Fàilte is the Scots Gaelic word for “welcome” and, having no idea of pronunciation, we’ve ungracefully been articulating it as FAIL with a “t” at the end. This has come in handy for every mistake and wrong turn we’ve made along the way. “Fàilte!” we shout and then laugh at each other. Lest ye make the same mistake, fàilte is pronounced “FALL-cha.”

We knew we must be nearing the end of our travels when we finished off our 12-pack of car crumpets. We’d purchased the crumpets over a week ago and had been eating them with peanut butter—basically a sacrilege—for makeshift car lunches. Kirsty-the-Irish-lass had informed us of our folly: everybody knows they must be toasted and covered in butter. I suppose we’ll have to save the proper crumpet experience for our next trip abroad.

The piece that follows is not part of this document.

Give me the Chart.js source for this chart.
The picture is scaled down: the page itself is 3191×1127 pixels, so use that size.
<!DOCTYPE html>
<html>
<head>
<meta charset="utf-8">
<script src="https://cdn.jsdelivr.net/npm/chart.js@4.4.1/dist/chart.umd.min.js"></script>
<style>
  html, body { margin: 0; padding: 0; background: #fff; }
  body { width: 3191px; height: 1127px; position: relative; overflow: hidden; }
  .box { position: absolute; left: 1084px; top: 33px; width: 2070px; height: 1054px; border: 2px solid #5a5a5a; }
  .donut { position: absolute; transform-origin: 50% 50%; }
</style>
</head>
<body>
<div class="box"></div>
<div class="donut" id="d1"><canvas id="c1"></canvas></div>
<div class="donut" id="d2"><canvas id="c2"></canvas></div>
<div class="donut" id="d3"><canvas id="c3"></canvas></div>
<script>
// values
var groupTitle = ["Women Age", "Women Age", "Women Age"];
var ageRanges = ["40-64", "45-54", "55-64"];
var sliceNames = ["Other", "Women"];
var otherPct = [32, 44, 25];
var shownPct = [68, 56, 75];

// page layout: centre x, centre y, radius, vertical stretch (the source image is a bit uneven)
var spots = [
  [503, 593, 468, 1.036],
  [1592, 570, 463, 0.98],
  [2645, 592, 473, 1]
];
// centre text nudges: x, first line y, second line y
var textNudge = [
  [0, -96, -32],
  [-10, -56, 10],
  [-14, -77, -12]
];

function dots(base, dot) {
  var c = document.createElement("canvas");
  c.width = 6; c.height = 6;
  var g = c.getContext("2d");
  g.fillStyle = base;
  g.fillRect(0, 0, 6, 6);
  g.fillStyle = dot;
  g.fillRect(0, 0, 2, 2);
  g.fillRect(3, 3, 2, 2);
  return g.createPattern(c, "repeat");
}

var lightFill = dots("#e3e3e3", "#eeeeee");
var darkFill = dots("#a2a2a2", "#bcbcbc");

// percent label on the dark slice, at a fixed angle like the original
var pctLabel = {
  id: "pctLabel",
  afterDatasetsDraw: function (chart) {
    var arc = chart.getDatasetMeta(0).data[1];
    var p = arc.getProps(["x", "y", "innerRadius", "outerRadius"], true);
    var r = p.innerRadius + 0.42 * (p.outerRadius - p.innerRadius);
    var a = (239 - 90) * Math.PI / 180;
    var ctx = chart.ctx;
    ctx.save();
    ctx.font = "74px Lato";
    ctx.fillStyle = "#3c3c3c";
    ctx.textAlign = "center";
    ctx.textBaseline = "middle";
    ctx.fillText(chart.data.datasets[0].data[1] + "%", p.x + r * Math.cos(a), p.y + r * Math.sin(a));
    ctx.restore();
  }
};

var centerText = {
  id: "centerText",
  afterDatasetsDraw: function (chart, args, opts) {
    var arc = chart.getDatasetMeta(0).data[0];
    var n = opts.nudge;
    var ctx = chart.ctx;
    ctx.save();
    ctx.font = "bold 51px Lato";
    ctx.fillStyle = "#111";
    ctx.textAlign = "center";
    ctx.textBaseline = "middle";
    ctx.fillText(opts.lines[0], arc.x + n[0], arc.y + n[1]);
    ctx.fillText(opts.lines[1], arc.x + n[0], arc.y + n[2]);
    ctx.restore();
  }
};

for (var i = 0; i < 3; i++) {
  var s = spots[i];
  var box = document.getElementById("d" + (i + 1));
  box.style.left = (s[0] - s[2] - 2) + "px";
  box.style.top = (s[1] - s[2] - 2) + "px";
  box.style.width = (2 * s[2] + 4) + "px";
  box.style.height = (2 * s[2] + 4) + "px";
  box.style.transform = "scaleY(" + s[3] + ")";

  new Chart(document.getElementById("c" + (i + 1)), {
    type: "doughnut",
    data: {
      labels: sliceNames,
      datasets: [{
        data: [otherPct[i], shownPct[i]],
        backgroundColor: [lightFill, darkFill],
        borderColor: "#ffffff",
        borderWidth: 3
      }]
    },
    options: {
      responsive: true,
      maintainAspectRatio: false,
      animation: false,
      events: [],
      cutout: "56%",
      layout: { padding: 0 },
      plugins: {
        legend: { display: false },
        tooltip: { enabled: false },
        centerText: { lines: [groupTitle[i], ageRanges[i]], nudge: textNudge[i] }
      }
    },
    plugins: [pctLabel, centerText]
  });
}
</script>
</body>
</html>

On our way to Oban, we drove by the Glenfinnan railway bridge—the 21-arched bridge over which Harry Potter and his wizarding friends ride the magical Hogwarts Express. Everything begins with “Glen” in this region because glen means valley, and this terrain is covered with them. The next glen we hit was Glencoe, also known as “The Weeping Glen,” named so because of the 1692 Campbell/MacDonald showdown. The MacDonald clan chief was late in swearing his oath to the British monarch, and the local Campbells led the British Redcoats into the glen, where they were sheltered and fed by the MacDonalds for twelve days. On February 13, the soldiers were ordered to rise early and kill their hosts. The stunning glen still weeps with cliffside streams when it rains.

The nearer we got to the bustling town of Oban (that’s OH-bin), the more people we saw out and about, clad mostly in summer shorts and sandals. Now, we were just as stoked as the Scots about this seemingly endless warm sun, but let’s not forget that that this “warm” is upper 50s, Fahrenheit style. We were quite comfortable in our jeans, long sleeves, and North Face jackets. But that kid we passed on our way into town was quite comfortable in his swim trunks and bare feet, splashing in a kiddie pool.

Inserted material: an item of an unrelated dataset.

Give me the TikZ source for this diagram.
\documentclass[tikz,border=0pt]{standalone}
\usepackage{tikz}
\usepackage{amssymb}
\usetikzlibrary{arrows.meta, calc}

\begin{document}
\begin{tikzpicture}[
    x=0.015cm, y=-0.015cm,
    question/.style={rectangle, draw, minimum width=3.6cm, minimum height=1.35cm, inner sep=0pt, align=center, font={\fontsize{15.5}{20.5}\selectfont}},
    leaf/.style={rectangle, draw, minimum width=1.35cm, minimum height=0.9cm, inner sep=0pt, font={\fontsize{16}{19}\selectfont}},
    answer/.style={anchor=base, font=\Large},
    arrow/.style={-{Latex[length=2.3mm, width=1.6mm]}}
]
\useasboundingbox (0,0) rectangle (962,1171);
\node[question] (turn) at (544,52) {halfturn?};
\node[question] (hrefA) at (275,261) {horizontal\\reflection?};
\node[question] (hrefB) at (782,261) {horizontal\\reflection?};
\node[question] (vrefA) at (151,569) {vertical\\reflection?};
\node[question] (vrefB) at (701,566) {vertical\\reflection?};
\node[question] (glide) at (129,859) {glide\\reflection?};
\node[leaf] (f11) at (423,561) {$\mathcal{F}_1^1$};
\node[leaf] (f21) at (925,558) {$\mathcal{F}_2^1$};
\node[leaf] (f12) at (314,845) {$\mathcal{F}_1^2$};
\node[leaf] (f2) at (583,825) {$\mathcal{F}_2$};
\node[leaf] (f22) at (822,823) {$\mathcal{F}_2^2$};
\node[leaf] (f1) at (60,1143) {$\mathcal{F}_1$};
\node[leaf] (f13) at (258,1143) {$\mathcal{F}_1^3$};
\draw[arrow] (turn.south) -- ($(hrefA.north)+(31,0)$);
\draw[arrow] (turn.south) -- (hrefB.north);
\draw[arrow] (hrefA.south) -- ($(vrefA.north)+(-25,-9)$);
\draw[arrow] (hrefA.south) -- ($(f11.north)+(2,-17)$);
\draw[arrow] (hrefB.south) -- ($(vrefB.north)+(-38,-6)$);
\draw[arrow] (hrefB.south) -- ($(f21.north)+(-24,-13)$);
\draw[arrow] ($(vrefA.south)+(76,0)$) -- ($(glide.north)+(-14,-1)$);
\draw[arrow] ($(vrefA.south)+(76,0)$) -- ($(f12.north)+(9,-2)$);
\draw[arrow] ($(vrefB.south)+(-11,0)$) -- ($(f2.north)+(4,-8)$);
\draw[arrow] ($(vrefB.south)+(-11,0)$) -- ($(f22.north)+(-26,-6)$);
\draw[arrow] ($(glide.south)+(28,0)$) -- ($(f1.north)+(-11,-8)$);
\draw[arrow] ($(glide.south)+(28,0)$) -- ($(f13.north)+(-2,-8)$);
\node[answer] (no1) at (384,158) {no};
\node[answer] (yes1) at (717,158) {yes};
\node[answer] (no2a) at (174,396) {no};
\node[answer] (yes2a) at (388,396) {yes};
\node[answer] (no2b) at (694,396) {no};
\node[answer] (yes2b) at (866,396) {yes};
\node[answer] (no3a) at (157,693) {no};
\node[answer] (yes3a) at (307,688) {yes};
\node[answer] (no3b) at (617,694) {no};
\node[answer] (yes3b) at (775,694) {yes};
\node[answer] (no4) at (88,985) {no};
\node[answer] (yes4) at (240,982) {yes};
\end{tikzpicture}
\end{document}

[Passing a sign for A’Chonghail]
Hayl: The Gaelic sure needs a lot of letters to say “Connell.”
(Seriously, "Connell" is how you say A'Chonghail.)

After winding up very narrow one-lane hillside streets and getting thoroughly lost, we finally found and checked into The Old Manse Bed and Breakfast, where the windows overlooked the whole town and the tea tray contained a tiny glass-stoppered bottle of sherry. From there our first stop was the Oban Distillery. The late afternoon hour prevented us from going on the tour, but we were able to read some information about the brothers who founded the distillery in 1794 and the town that was built around it.

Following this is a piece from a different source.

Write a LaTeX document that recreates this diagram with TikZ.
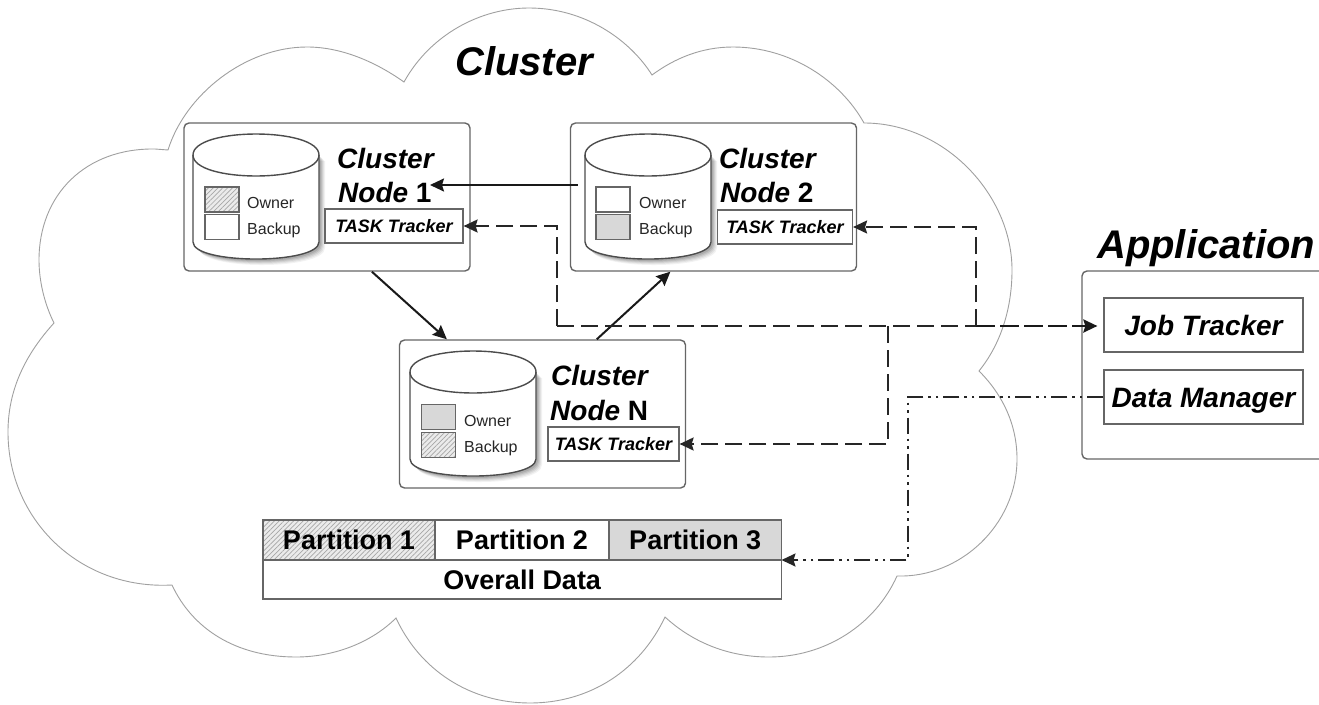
\documentclass[tikz,border=0pt]{standalone}
\usepackage{fontspec}
\setmainfont{Liberation Sans}
\usetikzlibrary{arrows.meta,patterns.meta}
\definecolor{edgegray}{HTML}{666666}
\definecolor{cloudgray}{HTML}{A0A0A0}
\definecolor{fillgray}{HTML}{D8D8D8}
\definecolor{hatchgray}{HTML}{A6A6A6}
\tikzset{
  cloudline/.style={draw=cloudgray,line width=0.9pt},
  nodebox/.style={draw=edgegray,line width=1.4pt,rounded corners=5pt,minimum width=286pt,minimum height=148pt,inner sep=0pt,fill=white},
  trackbox/.style={draw=edgegray,line width=1.2pt,inner sep=0pt,minimum height=34pt,font=\fontsize{18}{20}\selectfont\bfseries\itshape},
  appbox/.style={draw=edgegray,line width=1.2pt,inner sep=0pt,minimum width=199pt,minimum height=54pt,text height=20pt,text depth=0pt,font=\fontsize{28}{30}\selectfont\bfseries\itshape},
  swatch/.style={draw=edgegray,line width=1.2pt,inner sep=0pt,minimum width=34pt,minimum height=25pt},
  hatched/.style={preaction={fill=fillgray!50},pattern={Lines[angle=45,distance=3.4pt,line width=0.7pt]},pattern color=hatchgray},
  solidfill/.style={fill=fillgray},
  smalltxt/.style={anchor=west,inner sep=0pt,text=black!85,font=\fontsize{16}{18}\selectfont},
  headtxt/.style={anchor=base west,inner sep=0pt,font=\fontsize{28}{30}\selectfont\bfseries\itshape},
  bigtxt/.style={anchor=base west,inner sep=0pt,font=\fontsize{40}{44}\selectfont\bfseries\itshape},
  celltxt/.style={draw=edgegray,line width=1.2pt,inner sep=0pt,font=\fontsize{27}{30}\selectfont\bfseries},
  tip/.style={-{Stealth[length=14pt,width=13pt,inset=2pt]}},
  solidconn/.style={tip,line width=2pt,black!90},
  dashconn/.style={line width=2pt,black!85,dash pattern=on 17pt off 7pt},
  dashheavy/.style={line width=2.6pt,black!90,dash pattern=on 19pt off 5pt},
  dotconn/.style={line width=2pt,black!85,dash pattern=on 16pt off 5pt on 2.5pt off 5pt on 2.5pt off 5pt},
}
\newcommand{\dbcyl}[2]{%
  \foreach \o/\s in {6/0.05,5/0.06,4/0.07,3/0.09,2/0.10}{
    \fill[black,opacity=\s,shift={(\o pt,-\o pt)}] (#1,#2) -- ++(0,87) .. controls +(0,22.7) and +(0,22.7) .. ++(126,0) -- ++(0,-87) -- cycle;
  }
  \draw[fill=white,draw=black!70,line width=1.4pt] (#1,#2) -- ++(0,87) .. controls +(0,22.7) and +(0,22.7) .. ++(126,0) -- ++(0,-87) .. controls +(0,-28) and +(0,-28) .. ++(-126,0) -- cycle;
  \draw[draw=black!70,line width=1.4pt] (#1,#2) .. controls +(0,28) and +(0,28) .. ++(126,0);
}
\begin{document}
\begin{tikzpicture}[x=1pt,y=-1pt]
\useasboundingbox (0,0) rectangle (1319,704);
% cloud
\draw[cloudline,fill=white] (168,150)
  .. controls (185,95) and (245,47) .. (307,47)
  .. controls (345,47) and (380,65) .. (404,82)
  .. controls (430,35) and (480,8) .. (529,8)
  .. controls (585,8) and (630,40) .. (652,75)
  .. controls (675,58) and (702,47) .. (733,47)
  .. controls (790,47) and (840,80) .. (864,123)
  .. controls (945,123) and (1012,195) .. (1012,270)
  .. controls (1012,310) and (1000,345) .. (979,371)
  .. controls (1003,395) and (1017,425) .. (1017,459)
  .. controls (1017,525) and (960,578) .. (897,576)
  .. controls (875,625) and (825,657) .. (769,657)
  .. controls (725,657) and (690,640) .. (665,617)
  .. controls (640,670) and (590,703) .. (530,703)
  .. controls (470,703) and (420,670) .. (396,618)
  .. controls (372,642) and (335,657) .. (296,657)
  .. controls (235,657) and (192,628) .. (172,585)
  .. controls (80,590) and (8,520) .. (8,432)
  .. controls (8,390) and (25,355) .. (54,323)
  .. controls (45,305) and (39,282) .. (39,260)
  .. controls (39,195) and (85,148) .. (155,149)
  -- cycle;
\node[bigtxt] (clustertitle) at (455,75) {Cluster};

% cluster node boxes
\node[nodebox] (n1) at (327,197) {};
\node[nodebox] (n2) at (713.5,197) {};
\node[nodebox] (nN) at (542.5,414) {};

% cylinders
\dbcyl{193}{155}
\dbcyl{585}{155}
\dbcyl{410}{372}

% node 1 contents
\node[swatch,hatched] (o1) at (222,199.5) {};
\node[swatch] (b1) at (222,227) {};
\node[smalltxt] (to1) at (247,203) {Owner};
\node[smalltxt] (tb1) at (247,230) {Backup};
\node[headtxt] (h1a) at (337,168) {Cluster};
\node[headtxt] (h1b) at (338,202) {Node \upshape 1};
\node[trackbox,minimum width=138pt] (tt1) at (394,226) {TASK Tracker};

% node 2 contents
\node[swatch] (o2) at (613,199.5) {};
\node[swatch,solidfill] (b2) at (613,227) {};
\node[smalltxt] (to2) at (639,203) {Owner};
\node[smalltxt] (tb2) at (639,230) {Backup};
\node[headtxt] (h2a) at (719,168) {Cluster};
\node[headtxt] (h2b) at (720,202) {Node \upshape 2};
\node[trackbox,minimum width=135pt] (tt2) at (785,227) {TASK Tracker};

% node N contents
\node[swatch,solidfill] (oN) at (438.5,417) {};
\node[swatch,hatched] (bN) at (438.5,445) {};
\node[smalltxt] (toN) at (464,421) {Owner};
\node[smalltxt] (tbN) at (464,448) {Backup};
\node[headtxt] (hNa) at (551,385) {Cluster};
\node[headtxt] (hNb) at (550,420) {Node \upshape N};
\node[trackbox,minimum width=131pt] (ttN) at (613.5,444) {TASK Tracker};

% table
\node[celltxt,hatched,minimum width=172pt,minimum height=40pt] (p1) at (349,540) {};
\node[celltxt,minimum width=174pt,minimum height=40pt] (p2) at (522,540) {Partition 2};
\node[celltxt,solidfill,minimum width=172.5pt,minimum height=40pt] (p3) at (695.25,540) {Partition 3};
\node[celltxt,minimum width=518.5pt,minimum height=39pt] (overall) at (522.25,579.5) {Overall Data};
\node[font=\fontsize{27}{30}\selectfont\bfseries,inner sep=0pt] (p1t) at (p1.center) {Partition 1};

% application (runs off the right edge)
\draw[draw=edgegray,line width=1.4pt,rounded corners=5pt,fill=white] (1325,271) -- (1082,271) -- (1082,459) -- (1325,459);
\node[bigtxt] (apptitle) at (1097,258) {Application};
\node[appbox] (jt) at (1203.5,325) {Job Tracker};
\node[appbox] (dm) at (1203.5,397) {Data Manager};

% solid connectors
\coordinate (from2) at (577.5,185);
\coordinate (to1) at (430,185);
\draw[solidconn] (from2) -- (to1);
\draw[solidconn] (n1.-59.3) -- (nN.142.5);
\draw[solidconn] (nN.54.6) -- (n2.-120.4);

% dashed connectors
\coordinate (busL) at (557,326);
\coordinate (busN) at (888,326);
\coordinate (busR) at (976,326);
\coordinate (jtin) at (jt.west |- busL);
\draw[dashconn] (busL) -- (busR);
\draw[dashheavy,tip,shorten >=6pt] (busR) -- (jtin);
\draw[dashconn,tip] (busL) |- (tt1.east);
\draw[dashconn,tip] (busR) |- (tt2.east);
\draw[dashconn,tip] (busN) |- (ttN.east);

% dash-dot connector
\coordinate (dmturn) at (908,397);
\coordinate (ptin) at (781.5,560);
\draw[dotconn,tip] (dm.west) -- (dmturn) |- (ptin);
\end{tikzpicture}
\end{document}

We grabbed a tasty dinner at Cuan Mor, Gaelic for “the ocean,” and then set out to find a pub and meet some locals. Enter Donald MacFarlane.

Donald was lugging an enormous duffel bag from pub to pub, as he had just returned from four weeks at sea—old hat to a 32-years fisherman, such as he was. Our American accents are a beacon in some of these towns, and Donald chimed in as soon as he heard us order our respective cider and whisky.

Two gents nearby were joking about fighting one another, and Donald informed us that bar fights were common, as any old thing might set a couple of inebriated Scots to fighting for their honor. “Like the clans,” I ventured. Donald stared at me in stunned silence until his face broke into a grin. “Like the clans!” he agreed, laughing.

We had heard (from Rick Steves) that “the ‘45”—that is, the 1745 campaign of Bonnie Prince Charlie of Scotland to retake the British throne—and the subsequent 1746 Battle of Culloden are still rather immediate to some Scots, and with Donald we learned that was true. He fired right up as he talked about it, this 250-year-old event. By the end, we learned that the MacFarlanes—his kin—and the MacGregors were the only two clans never to have surrendered to the British monarch. “Never have, never will,” he said, utterly solemn.

We shared stories about driving around our respective countries, and he told us of his youthful drive from Oban down to the south of England to see his then-girlfriend. The harrowing 120-mile-per-hour drive took him nine hours and, naturally, required him to hit “every bloody stop for bloody petrol!” We told him a drive of the same length might get him across one American state in some instances and he, horrified, declared that when he takes his wife traveling stateside in a few years, they will stick to exploring Utah on horseback. He really, really wants to see Utah.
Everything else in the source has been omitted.